ISM Interprétariat : Avez-vous adapté votre lexique, depuis les événements de février 2022 ? Peut-on également parler d’évolution de la langue ukrainienne ?

YG : J’essaie d’utiliser les mots et les expressions liés à la crise qui sont employés par les médias, pour qu’ils parlent et soient correctement compris par tous les interlocuteurs. Je veille spécialement à toujours rester neutre même si parfois les tensions sont palpables, de ne pas utiliser de mots ou d’expressions trop connotés. La langue s’est beaucoup militarisée, je découvre les mots « techniques » que j’ignorais avant. Les documents écrits que je traduis le plus souvent sont pour la plupart des documents officiels, ils mettent donc plus de temps pour évoluer et refléter les changements venus du langage journalistique et du langage oral. Mais en général, je peux dire que la langue ukrainienne se développe et se modernise très rapidement, c’était déjà le cas avant la crise et cela s’est accentué depuis les derniers mois. Concernant la difficulté de certaines traductions, j’évite d’employer le mot « réfugiés », car beaucoup d’usagers ne souhaitent pas qu’on les appelle comme cela. J’ai plutôt tendance à utiliser des expressions comme « personnes déplacées » ou bien « bénéficiaires de la protection temporaire ».

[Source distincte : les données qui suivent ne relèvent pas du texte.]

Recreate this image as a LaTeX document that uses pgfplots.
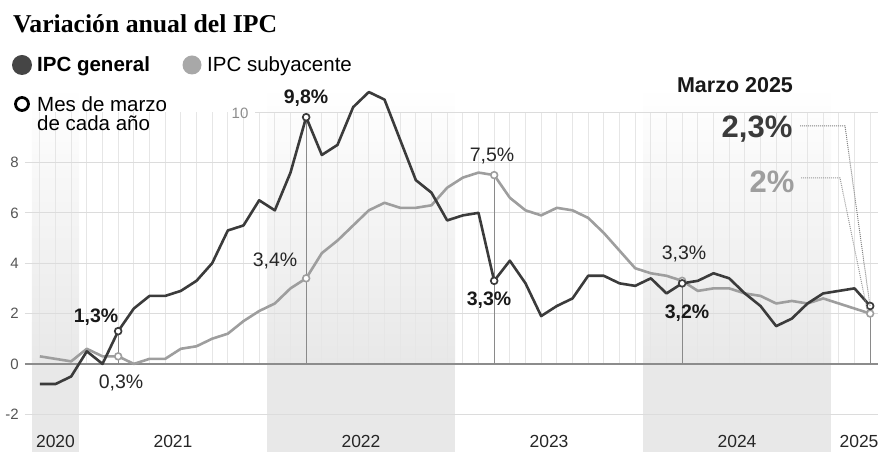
\documentclass[border=0pt]{standalone}
\usepackage{fontspec}
\setmainfont{Liberation Sans}
\newfontfamily\titlefont{Liberation Serif}
\usepackage{pgfplots}
\pgfplotsset{compat=1.18}
\definecolor{gen}{HTML}{3B3B3B}
\definecolor{sub}{HTML}{9E9E9E}
\definecolor{gridc}{HTML}{DCDCDC}
\definecolor{zeroc}{HTML}{8C8C8C}
\definecolor{bandc}{HTML}{E8E8E8}
\definecolor{monthc}{HTML}{E6E6E6}
\definecolor{dropc}{HTML}{8A8A8A}
\definecolor{tickc}{HTML}{555555}
\newcommand{\fs}[1]{\fontsize{#1}{#1}\selectfont}
\begin{document}
\begin{tikzpicture}[x=1pt,y=1pt]
\useasboundingbox (0,0) rectangle (880,452);
\begin{axis}[
  at={(32pt,0pt)}, anchor=south west, scale only axis,
  width=846pt, height=365pt,
  xmin=0, xmax=54, ymin=-3.5, ymax=11,
  clip=false,
  axis line style={draw=none},
  tick style={draw=none},
  ytick={-2,0,2,4,6,8},
  yticklabel style={inner sep=0pt, xshift=-13pt, font=\fs{15}, text=tickc},
  xtick=\empty,
  /pgf/number format/assume math mode=true,
]
% year bands
\fill[bandc] (axis cs:0,-3.5) rectangle (axis cs:3,0);
\shade[bottom color=bandc, top color=white] (axis cs:0,0) rectangle (axis cs:3,11);
\fill[bandc] (axis cs:15,-3.5) rectangle (axis cs:27,0);
\shade[bottom color=bandc, top color=white] (axis cs:15,0) rectangle (axis cs:27,11);
\fill[bandc] (axis cs:39,-3.5) rectangle (axis cs:51,0);
\shade[bottom color=bandc, top color=white] (axis cs:39,0) rectangle (axis cs:51,11);
% month lines
\pgfplotsinvokeforeach{0,...,53}{\draw[monthc, line width=0.8pt] (axis cs:#1.5,0) -- (axis cs:#1.5,10);}
% grid
\pgfplotsinvokeforeach{-2,2,4,6,8}{\draw[gridc, line width=1.1pt] (axis cs:-0.45,#1) -- (axis cs:54,#1);}
\draw[gridc, line width=1.1pt] (axis cs:14.25,10) -- (axis cs:54,10);
\draw[zeroc, line width=1.4pt] (axis cs:-0.45,0) -- (axis cs:54,0);
% drop lines at March
\addplot[dropc, line width=1.1pt] coordinates {(5.5,0) (5.5,1.3)};
\addplot[dropc, line width=1.1pt] coordinates {(17.5,0) (17.5,9.8)};
\addplot[dropc, line width=1.1pt] coordinates {(29.5,0) (29.5,7.5)};
\addplot[dropc, line width=1.1pt] coordinates {(41.5,0) (41.5,3.3)};
\addplot[dropc, line width=1.1pt] coordinates {(53.5,0) (53.5,2.3)};
% data
\pgfplotstableread{
x g s
0.5 -0.8 0.3
1.5 -0.8 0.2
2.5 -0.5 0.1
3.5 0.5 0.6
4.5 0.0 0.3
5.5 1.3 0.3
6.5 2.2 0.0
7.5 2.7 0.2
8.5 2.7 0.2
9.5 2.9 0.6
10.5 3.3 0.7
11.5 4.0 1.0
12.5 5.3 1.2
13.5 5.5 1.7
14.5 6.5 2.1
15.5 6.1 2.4
16.5 7.6 3.0
17.5 9.8 3.4
18.5 8.3 4.4
19.5 8.7 4.9
20.5 10.2 5.5
21.5 10.8 6.1
22.5 10.5 6.4
23.5 8.9 6.2
24.5 7.3 6.2
25.5 6.8 6.3
26.5 5.7 7.0
27.5 5.9 7.4
28.5 6.0 7.6
29.5 3.3 7.5
30.5 4.1 6.6
31.5 3.2 6.1
32.5 1.9 5.9
33.5 2.3 6.2
34.5 2.6 6.1
35.5 3.5 5.8
36.5 3.5 5.2
37.5 3.2 4.5
38.5 3.1 3.8
39.5 3.4 3.6
40.5 2.8 3.5
41.5 3.2 3.3
42.5 3.3 2.9
43.5 3.6 3.0
44.5 3.4 3.0
45.5 2.8 2.8
46.5 2.3 2.7
47.5 1.5 2.4
48.5 1.8 2.5
49.5 2.4 2.4
50.5 2.8 2.6
51.5 2.9 2.4
52.5 3.0 2.2
53.5 2.3 2.0
}\ipcdata
\addplot[sub, line width=2.6pt, line join=round] table[x=x, y=s] {\ipcdata};
\addplot[gen, line width=2.6pt, line join=round] table[x=x, y=g] {\ipcdata};
\addplot[only marks, mark=*, mark size=3.4pt, mark options={draw=sub, fill=white, line width=1.6pt}] coordinates {(5.5,0.3) (17.5,3.4) (29.5,7.5) (41.5,3.3) (53.5,2.0)};
\addplot[only marks, mark=*, mark size=3.4pt, mark options={draw=gen, fill=white, line width=1.7pt}] coordinates {(5.5,1.3) (17.5,9.8) (29.5,3.3) (41.5,3.2) (53.5,2.3)};
\end{axis}
% year labels
\foreach \xx/\yy in {55.5/2020, 173/2021, 361/2022, 549/2023, 737/2024, 859/2025}
  \node[font=\fs{17.5}, text=black!85] at (\xx,11) {\yy};
% y label 10
\node[font=\fs{15}, text=black!45] at (240,339) {10};
% title
\node[anchor=base west, inner sep=0pt, font=\titlefont\bfseries\fs{25.7}] at (13,419) {Variación anual del IPC};
% legend
\fill[gen!95] (22,387) circle (10pt);
\node[anchor=base west, inner sep=0pt, font=\bfseries\fs{20.5}] at (37,380) {IPC general};
\fill[sub!90] (192,387) circle (9.5pt);
\node[anchor=base west, inner sep=0pt, font=\fs{20.5}] at (207,380) {IPC subyacente};
\draw[black, line width=2.8pt] (22,348) circle (6.5pt);
\node[anchor=base west, inner sep=0pt, font=\fs{20.5}] at (37,340) {Mes de marzo};
\node[anchor=base west, inner sep=0pt, font=\fs{20.5}] at (37,321) {de cada año};
% annotations
\node[font=\bfseries\fs{19.5}, text=black!90] at (96,135) {1,3\%};
\node[font=\fs{19.5}, text=black!85] at (121,69) {0,3\%};
\node[font=\fs{19.5}, text=black!85] at (275,191) {3,4\%};
\node[font=\bfseries\fs{19.5}, text=black!90] at (306,354) {9,8\%};
\node[font=\fs{19.5}, text=black!85] at (492,296) {7,5\%};
\node[font=\bfseries\fs{19.5}, text=black!90] at (489,152) {3,3\%};
\node[font=\fs{19.5}, text=black!85] at (684,198) {3,3\%};
\node[font=\bfseries\fs{19.5}, text=black!90] at (687,139) {3,2\%};
\node[font=\bfseries\fs{21.5}, text=black!90] at (735,367) {Marzo 2025};
\node[font=\bfseries\fs{31}, text=gen] at (757,323) {2,3\%};
\node[font=\bfseries\fs{31}, text=sub] at (772,270) {2\%};
\draw[black!50, densely dotted, line width=1pt] (800,326) -- (845,326) -- (870,146);
\draw[black!40, densely dotted, line width=1pt] (801,274) -- (840,274) -- (868,138);
\end{tikzpicture}
\end{document}
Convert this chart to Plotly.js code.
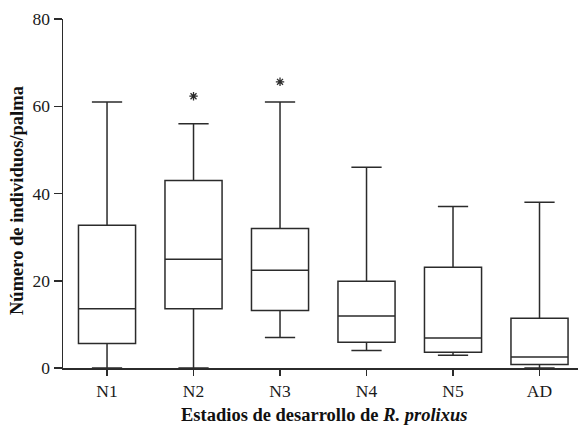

ISM Interprétariat : Un dernier mot pour conclure ce témoignage ?

YG : Bonne fête à tous les collègues !

L’association profite de ce témoignage pour remercier l’ensemble des équipes : traducteurs/trices, interprètes, juristes, écrivains publics et spécialistes des langues qui, chaque jour, permettent aux personnes non francophones de comprendre, de s’exprimer, d’accéder à leurs droits et de pouvoir effectuer leurs démarches en toute autonomie.